# Stated goal
Would you quote the material below from its first line through the line containing "14L7 1L14 14Z", exactly and with both ends included?

___

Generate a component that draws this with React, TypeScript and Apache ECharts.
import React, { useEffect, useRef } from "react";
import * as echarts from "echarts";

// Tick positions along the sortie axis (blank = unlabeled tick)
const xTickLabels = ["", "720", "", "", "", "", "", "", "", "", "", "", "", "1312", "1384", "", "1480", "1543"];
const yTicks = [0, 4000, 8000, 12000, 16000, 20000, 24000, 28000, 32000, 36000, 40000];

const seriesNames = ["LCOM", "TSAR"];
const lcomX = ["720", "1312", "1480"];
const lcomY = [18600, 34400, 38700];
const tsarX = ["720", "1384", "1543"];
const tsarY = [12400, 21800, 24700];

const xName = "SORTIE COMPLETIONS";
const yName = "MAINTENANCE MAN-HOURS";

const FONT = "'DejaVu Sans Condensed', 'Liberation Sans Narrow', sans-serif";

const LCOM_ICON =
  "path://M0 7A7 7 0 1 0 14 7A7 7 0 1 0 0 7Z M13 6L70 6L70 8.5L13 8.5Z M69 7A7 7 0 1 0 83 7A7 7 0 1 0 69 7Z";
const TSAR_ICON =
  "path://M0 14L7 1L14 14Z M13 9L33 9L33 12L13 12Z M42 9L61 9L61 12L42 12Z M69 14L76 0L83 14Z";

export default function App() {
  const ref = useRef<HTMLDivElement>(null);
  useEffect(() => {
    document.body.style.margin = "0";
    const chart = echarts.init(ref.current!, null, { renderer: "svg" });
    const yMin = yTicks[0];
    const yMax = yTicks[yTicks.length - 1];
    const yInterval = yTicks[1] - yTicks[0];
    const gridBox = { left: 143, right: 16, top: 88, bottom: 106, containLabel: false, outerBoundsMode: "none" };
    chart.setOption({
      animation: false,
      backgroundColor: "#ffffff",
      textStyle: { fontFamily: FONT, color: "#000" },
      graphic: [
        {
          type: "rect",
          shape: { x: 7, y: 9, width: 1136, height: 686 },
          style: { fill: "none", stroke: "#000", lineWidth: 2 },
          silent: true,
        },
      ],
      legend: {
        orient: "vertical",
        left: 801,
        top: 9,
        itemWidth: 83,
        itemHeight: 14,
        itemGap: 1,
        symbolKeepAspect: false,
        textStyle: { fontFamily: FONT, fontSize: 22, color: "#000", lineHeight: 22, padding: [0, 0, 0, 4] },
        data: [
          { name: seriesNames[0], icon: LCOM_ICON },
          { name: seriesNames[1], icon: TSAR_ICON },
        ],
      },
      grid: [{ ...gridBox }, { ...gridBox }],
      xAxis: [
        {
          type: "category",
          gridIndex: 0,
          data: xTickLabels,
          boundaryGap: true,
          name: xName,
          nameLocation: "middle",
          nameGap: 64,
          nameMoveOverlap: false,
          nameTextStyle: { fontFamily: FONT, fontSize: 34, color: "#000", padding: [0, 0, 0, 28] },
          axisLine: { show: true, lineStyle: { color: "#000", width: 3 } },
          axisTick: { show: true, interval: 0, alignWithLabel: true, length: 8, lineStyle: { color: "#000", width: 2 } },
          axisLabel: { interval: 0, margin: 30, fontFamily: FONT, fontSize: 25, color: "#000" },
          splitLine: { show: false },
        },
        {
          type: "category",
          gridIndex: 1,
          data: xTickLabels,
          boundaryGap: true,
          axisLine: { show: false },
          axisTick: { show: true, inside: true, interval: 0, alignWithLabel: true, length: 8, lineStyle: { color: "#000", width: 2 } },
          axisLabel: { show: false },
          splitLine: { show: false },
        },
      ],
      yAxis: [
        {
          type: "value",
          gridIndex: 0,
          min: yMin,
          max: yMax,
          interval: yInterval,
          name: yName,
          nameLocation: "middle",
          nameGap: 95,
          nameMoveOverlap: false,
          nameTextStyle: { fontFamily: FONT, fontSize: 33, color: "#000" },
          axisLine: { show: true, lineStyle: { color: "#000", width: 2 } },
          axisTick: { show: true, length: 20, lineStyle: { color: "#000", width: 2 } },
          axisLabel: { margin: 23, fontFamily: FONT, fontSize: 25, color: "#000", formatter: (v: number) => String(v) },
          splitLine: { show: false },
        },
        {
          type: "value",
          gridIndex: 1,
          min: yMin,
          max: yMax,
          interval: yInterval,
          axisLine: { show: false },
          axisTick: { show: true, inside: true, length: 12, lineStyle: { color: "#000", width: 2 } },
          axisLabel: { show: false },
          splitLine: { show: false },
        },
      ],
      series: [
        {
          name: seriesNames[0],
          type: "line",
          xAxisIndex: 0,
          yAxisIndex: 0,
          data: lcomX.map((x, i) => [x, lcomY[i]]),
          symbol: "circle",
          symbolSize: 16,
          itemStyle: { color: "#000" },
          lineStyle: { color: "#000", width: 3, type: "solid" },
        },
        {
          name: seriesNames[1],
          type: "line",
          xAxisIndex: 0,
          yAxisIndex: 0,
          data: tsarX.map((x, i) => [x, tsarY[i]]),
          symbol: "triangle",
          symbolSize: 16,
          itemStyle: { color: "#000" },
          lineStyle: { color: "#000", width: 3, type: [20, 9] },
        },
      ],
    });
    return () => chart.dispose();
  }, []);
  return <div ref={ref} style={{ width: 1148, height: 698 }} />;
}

___

# Full response
Generate a component that draws this with React, TypeScript and Apache ECharts.
import React, { useEffect, useRef } from "react";
import * as echarts from "echarts";

// Tick positions along the sortie axis (blank = unlabeled tick)
const xTickLabels = ["", "720", "", "", "", "", "", "", "", "", "", "", "", "1312", "1384", "", "1480", "1543"];
const yTicks = [0, 4000, 8000, 12000, 16000, 20000, 24000, 28000, 32000, 36000, 40000];

const seriesNames = ["LCOM", "TSAR"];
const lcomX = ["720", "1312", "1480"];
const lcomY = [18600, 34400, 38700];
const tsarX = ["720", "1384", "1543"];
const tsarY = [12400, 21800, 24700];

const xName = "SORTIE COMPLETIONS";
const yName = "MAINTENANCE MAN-HOURS";

const FONT = "'DejaVu Sans Condensed', 'Liberation Sans Narrow', sans-serif";

const LCOM_ICON =
  "path://M0 7A7 7 0 1 0 14 7A7 7 0 1 0 0 7Z M13 6L70 6L70 8.5L13 8.5Z M69 7A7 7 0 1 0 83 7A7 7 0 1 0 69 7Z";
const TSAR_ICON =
  "path://M0 14L7 1L14 14Z M13 9L33 9L33 12L13 12Z M42 9L61 9L61 12L42 12Z M69 14L76 0L83 14Z";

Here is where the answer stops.